RECORD EXCERPTS:

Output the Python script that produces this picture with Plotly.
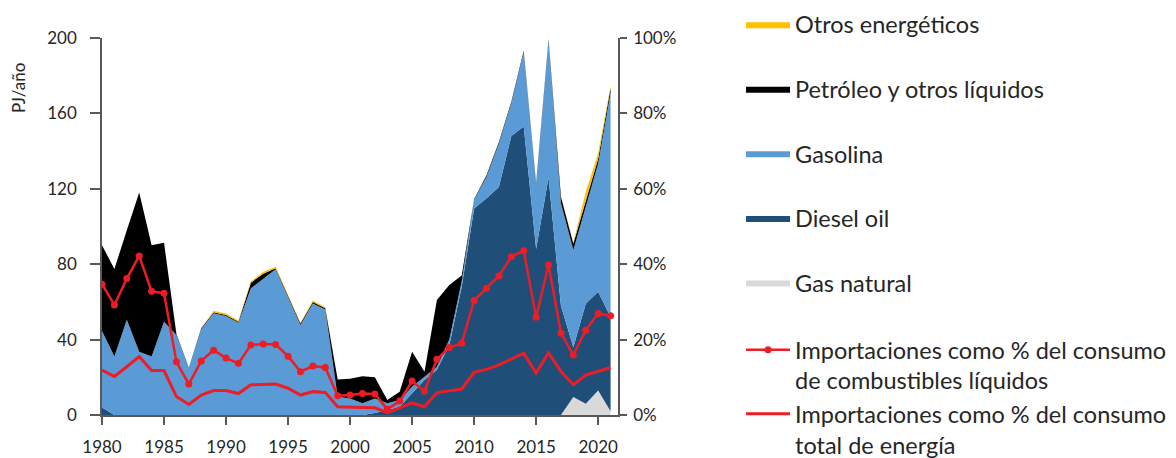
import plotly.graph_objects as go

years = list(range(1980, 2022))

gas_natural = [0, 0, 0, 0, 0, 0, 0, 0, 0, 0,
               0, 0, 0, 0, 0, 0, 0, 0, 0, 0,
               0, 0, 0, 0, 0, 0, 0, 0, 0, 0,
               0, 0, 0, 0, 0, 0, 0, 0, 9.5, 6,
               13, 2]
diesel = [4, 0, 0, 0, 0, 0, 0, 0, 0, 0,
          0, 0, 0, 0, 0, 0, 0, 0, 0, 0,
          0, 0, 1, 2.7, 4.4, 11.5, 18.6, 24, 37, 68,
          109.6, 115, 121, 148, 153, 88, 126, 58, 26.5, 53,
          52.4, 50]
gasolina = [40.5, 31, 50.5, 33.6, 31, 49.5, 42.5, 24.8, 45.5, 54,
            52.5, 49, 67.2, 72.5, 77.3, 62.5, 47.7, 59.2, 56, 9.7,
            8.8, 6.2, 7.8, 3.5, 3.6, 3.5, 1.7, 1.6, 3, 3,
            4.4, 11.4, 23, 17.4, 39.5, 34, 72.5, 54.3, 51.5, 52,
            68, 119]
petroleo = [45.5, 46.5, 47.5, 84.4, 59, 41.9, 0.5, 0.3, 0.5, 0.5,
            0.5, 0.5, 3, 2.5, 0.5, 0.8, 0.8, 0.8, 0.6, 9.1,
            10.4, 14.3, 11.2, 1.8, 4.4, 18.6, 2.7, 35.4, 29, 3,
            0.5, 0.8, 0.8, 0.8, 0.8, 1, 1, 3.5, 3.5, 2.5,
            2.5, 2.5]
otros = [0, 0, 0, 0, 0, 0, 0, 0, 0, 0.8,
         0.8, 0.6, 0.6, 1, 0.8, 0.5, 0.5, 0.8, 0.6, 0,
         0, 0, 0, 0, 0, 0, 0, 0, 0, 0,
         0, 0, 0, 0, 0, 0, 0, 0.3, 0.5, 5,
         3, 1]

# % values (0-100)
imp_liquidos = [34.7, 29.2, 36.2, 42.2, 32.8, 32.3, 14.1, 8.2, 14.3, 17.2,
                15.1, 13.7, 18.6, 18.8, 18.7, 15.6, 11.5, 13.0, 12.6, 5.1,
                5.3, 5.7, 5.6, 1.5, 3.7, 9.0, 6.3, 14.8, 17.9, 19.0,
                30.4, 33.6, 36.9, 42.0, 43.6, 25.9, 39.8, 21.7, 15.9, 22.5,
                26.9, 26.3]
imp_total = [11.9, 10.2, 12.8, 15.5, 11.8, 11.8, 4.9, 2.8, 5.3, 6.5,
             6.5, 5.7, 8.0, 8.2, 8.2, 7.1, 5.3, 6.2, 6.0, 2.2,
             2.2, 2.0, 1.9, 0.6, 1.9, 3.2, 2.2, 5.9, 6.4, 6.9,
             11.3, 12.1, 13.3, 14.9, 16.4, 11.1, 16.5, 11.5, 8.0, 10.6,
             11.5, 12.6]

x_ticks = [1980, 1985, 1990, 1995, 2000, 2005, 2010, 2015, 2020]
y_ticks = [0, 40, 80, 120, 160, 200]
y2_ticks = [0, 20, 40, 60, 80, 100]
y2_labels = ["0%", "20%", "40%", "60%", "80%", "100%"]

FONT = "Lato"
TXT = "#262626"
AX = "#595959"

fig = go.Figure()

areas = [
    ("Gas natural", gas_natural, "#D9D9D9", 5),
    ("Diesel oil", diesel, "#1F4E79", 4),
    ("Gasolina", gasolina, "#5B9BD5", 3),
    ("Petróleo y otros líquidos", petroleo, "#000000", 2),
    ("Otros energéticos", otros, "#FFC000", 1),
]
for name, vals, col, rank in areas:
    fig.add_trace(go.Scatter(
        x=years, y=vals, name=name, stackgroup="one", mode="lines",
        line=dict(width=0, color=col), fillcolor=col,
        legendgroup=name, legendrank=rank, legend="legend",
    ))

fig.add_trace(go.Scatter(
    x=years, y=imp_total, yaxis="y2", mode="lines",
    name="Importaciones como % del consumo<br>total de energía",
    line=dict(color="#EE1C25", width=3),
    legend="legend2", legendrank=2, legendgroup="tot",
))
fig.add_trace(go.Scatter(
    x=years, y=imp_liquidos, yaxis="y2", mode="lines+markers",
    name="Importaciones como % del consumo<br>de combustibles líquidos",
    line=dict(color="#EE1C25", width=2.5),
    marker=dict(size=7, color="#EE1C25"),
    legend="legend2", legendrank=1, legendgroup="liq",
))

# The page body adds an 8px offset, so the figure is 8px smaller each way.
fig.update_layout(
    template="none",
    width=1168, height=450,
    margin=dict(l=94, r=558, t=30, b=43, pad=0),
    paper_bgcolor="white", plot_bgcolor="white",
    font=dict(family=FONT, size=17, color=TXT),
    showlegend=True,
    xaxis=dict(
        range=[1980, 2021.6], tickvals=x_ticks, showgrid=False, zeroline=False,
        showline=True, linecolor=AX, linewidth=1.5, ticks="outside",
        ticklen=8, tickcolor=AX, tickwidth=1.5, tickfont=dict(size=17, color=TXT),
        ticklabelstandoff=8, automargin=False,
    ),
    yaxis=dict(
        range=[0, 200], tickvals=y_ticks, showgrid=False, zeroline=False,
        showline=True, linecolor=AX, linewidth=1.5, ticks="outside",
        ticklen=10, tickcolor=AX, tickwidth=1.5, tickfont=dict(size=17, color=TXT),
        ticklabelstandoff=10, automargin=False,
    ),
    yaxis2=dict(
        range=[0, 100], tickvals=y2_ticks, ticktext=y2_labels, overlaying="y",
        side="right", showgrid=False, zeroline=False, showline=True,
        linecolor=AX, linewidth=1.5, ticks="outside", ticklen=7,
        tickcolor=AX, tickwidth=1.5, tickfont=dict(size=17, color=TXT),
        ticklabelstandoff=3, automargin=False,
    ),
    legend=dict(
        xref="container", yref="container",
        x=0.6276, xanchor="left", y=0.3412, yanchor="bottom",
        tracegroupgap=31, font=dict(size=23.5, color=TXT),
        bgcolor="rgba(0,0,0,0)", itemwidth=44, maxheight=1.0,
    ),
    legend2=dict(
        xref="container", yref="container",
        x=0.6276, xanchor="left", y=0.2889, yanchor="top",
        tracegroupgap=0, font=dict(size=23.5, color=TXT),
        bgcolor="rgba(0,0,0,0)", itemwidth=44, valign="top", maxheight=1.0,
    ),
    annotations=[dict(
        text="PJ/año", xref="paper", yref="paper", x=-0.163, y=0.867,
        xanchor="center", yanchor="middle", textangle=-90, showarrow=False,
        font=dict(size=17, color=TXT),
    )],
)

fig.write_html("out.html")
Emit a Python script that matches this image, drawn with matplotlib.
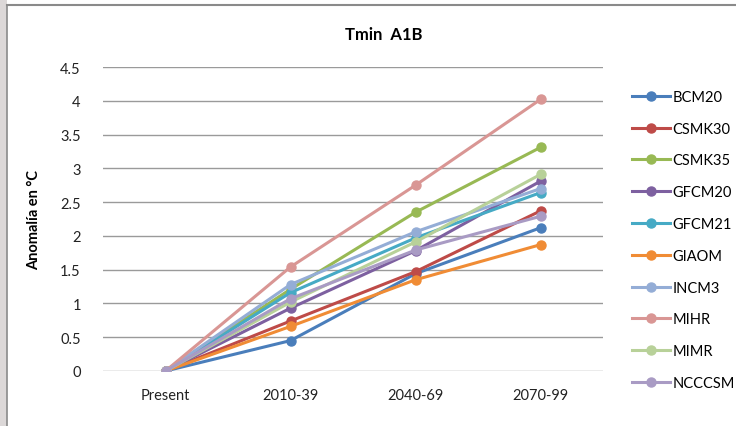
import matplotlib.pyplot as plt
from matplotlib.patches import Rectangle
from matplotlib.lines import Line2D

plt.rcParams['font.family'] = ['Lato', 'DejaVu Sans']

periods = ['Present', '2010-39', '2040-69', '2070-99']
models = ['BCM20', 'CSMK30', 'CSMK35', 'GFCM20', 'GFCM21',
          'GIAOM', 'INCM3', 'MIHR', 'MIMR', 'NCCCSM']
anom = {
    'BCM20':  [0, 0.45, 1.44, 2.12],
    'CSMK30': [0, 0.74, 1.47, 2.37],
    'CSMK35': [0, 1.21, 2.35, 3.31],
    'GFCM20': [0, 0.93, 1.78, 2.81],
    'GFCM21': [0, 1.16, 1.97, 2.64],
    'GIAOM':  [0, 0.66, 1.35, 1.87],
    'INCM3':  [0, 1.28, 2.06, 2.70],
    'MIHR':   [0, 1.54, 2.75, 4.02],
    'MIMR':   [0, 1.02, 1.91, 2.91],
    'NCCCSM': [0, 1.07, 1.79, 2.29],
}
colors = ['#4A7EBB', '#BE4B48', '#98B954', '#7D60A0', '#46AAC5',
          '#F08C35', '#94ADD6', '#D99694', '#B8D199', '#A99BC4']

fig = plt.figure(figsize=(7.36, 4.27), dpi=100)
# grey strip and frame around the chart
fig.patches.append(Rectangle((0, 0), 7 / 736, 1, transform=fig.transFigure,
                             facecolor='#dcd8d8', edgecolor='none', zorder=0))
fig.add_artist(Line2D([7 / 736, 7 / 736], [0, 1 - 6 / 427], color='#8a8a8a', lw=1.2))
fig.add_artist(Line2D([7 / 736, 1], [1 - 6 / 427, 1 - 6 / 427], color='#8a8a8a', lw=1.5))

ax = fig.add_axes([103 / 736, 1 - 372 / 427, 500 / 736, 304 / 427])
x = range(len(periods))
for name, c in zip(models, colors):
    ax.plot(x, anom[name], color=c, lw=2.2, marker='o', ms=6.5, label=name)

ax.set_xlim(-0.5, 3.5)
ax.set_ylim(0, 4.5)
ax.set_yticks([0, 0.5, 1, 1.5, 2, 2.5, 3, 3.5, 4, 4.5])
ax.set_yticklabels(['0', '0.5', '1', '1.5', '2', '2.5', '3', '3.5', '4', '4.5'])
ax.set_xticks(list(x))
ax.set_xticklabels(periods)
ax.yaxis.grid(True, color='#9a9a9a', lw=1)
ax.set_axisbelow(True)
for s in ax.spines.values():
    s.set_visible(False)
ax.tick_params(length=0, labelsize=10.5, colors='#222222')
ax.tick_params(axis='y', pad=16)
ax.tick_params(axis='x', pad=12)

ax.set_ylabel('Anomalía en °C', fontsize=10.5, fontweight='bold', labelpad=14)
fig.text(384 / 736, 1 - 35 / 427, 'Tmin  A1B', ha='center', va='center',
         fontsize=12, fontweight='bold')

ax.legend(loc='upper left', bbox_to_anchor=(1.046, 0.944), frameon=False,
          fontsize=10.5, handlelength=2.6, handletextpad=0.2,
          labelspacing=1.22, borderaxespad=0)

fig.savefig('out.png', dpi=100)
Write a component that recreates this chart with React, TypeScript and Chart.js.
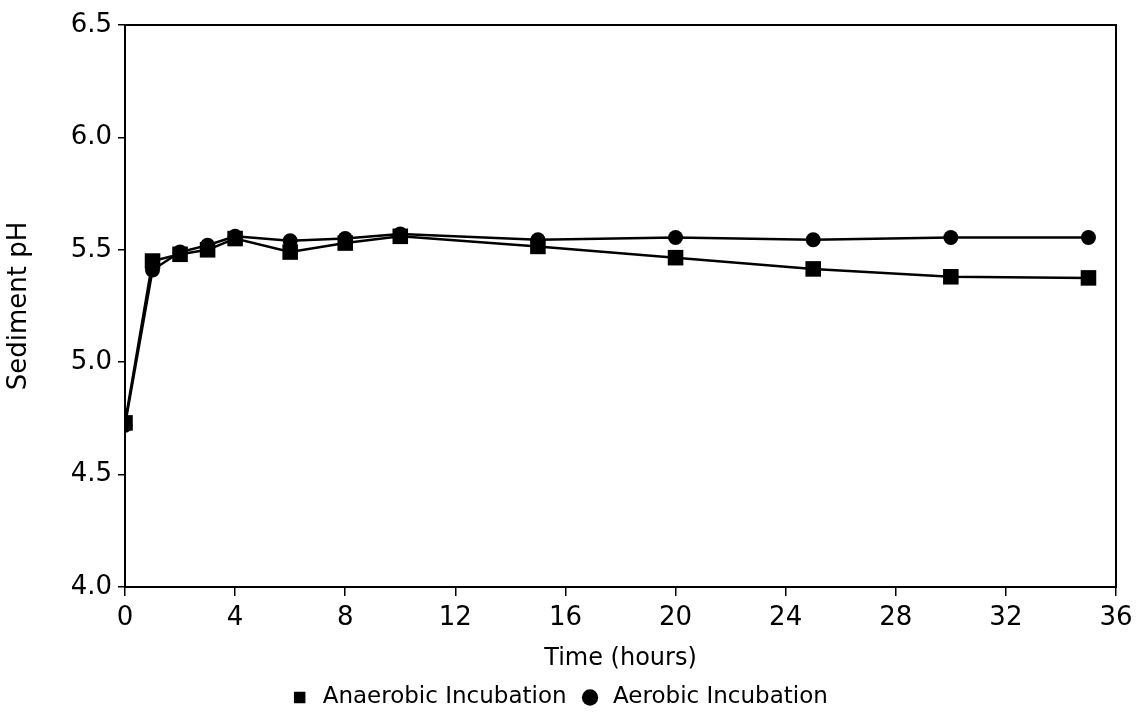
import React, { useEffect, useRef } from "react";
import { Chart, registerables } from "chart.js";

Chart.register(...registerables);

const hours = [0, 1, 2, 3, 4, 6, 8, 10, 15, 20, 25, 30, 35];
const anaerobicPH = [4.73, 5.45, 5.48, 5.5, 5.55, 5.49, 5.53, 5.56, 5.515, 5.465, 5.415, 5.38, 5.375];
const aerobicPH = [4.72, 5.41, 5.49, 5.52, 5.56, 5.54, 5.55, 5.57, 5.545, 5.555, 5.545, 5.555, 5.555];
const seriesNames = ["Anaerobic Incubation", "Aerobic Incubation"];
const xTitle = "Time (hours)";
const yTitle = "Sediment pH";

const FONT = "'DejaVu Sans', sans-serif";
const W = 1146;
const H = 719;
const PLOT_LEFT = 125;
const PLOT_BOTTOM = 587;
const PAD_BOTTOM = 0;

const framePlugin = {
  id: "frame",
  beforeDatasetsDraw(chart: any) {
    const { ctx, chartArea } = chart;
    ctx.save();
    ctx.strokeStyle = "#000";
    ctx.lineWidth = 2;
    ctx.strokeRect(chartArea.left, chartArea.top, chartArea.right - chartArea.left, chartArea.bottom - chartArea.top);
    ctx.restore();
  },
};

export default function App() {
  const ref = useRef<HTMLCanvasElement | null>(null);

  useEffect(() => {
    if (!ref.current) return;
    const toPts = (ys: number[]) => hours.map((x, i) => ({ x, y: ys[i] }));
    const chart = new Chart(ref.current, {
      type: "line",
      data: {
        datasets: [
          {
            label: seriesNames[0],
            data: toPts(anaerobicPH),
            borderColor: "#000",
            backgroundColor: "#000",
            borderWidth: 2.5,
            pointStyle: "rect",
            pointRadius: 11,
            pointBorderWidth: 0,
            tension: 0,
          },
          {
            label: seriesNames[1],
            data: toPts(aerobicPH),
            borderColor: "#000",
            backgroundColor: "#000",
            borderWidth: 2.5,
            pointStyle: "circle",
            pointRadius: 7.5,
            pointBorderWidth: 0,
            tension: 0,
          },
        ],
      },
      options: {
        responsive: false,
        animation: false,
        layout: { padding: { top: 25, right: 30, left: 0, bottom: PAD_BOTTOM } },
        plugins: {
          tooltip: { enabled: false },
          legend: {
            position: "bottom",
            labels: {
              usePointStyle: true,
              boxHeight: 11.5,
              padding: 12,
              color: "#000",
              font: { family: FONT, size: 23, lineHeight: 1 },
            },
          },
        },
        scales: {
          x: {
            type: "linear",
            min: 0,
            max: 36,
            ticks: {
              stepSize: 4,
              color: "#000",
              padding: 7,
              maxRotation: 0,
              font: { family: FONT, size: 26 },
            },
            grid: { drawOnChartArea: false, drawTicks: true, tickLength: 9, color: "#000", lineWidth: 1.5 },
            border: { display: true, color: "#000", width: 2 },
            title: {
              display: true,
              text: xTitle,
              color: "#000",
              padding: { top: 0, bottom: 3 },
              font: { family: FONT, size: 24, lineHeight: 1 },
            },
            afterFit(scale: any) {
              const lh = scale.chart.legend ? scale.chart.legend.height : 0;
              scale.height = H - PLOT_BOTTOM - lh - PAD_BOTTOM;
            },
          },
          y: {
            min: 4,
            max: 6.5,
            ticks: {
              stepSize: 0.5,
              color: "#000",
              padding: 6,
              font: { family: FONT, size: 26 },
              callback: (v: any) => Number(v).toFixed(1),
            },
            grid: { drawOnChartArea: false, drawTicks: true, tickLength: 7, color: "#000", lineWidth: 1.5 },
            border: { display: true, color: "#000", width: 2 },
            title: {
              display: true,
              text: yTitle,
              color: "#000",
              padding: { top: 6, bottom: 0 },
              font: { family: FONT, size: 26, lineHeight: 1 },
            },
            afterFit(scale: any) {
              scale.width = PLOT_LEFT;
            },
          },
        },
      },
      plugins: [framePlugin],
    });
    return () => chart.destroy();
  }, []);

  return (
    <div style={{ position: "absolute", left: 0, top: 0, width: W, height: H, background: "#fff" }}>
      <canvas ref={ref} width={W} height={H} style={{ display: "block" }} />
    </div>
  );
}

YOUR INSTRUCTIONS:
From the line containing "Emit a Python" to the line containing "plt.rcParams['font.family'] = ['Lato', 'DejaVu", both lines included, give the text again exactly, without any pictures.

OUTPUT OF THE TASK:
Emit a Python script that matches this image, drawn with matplotlib.
import matplotlib.pyplot as plt
from matplotlib.patches import Rectangle
from matplotlib.lines import Line2D

plt.rcParams['font.family'] = ['Lato', 'DejaVu Sans']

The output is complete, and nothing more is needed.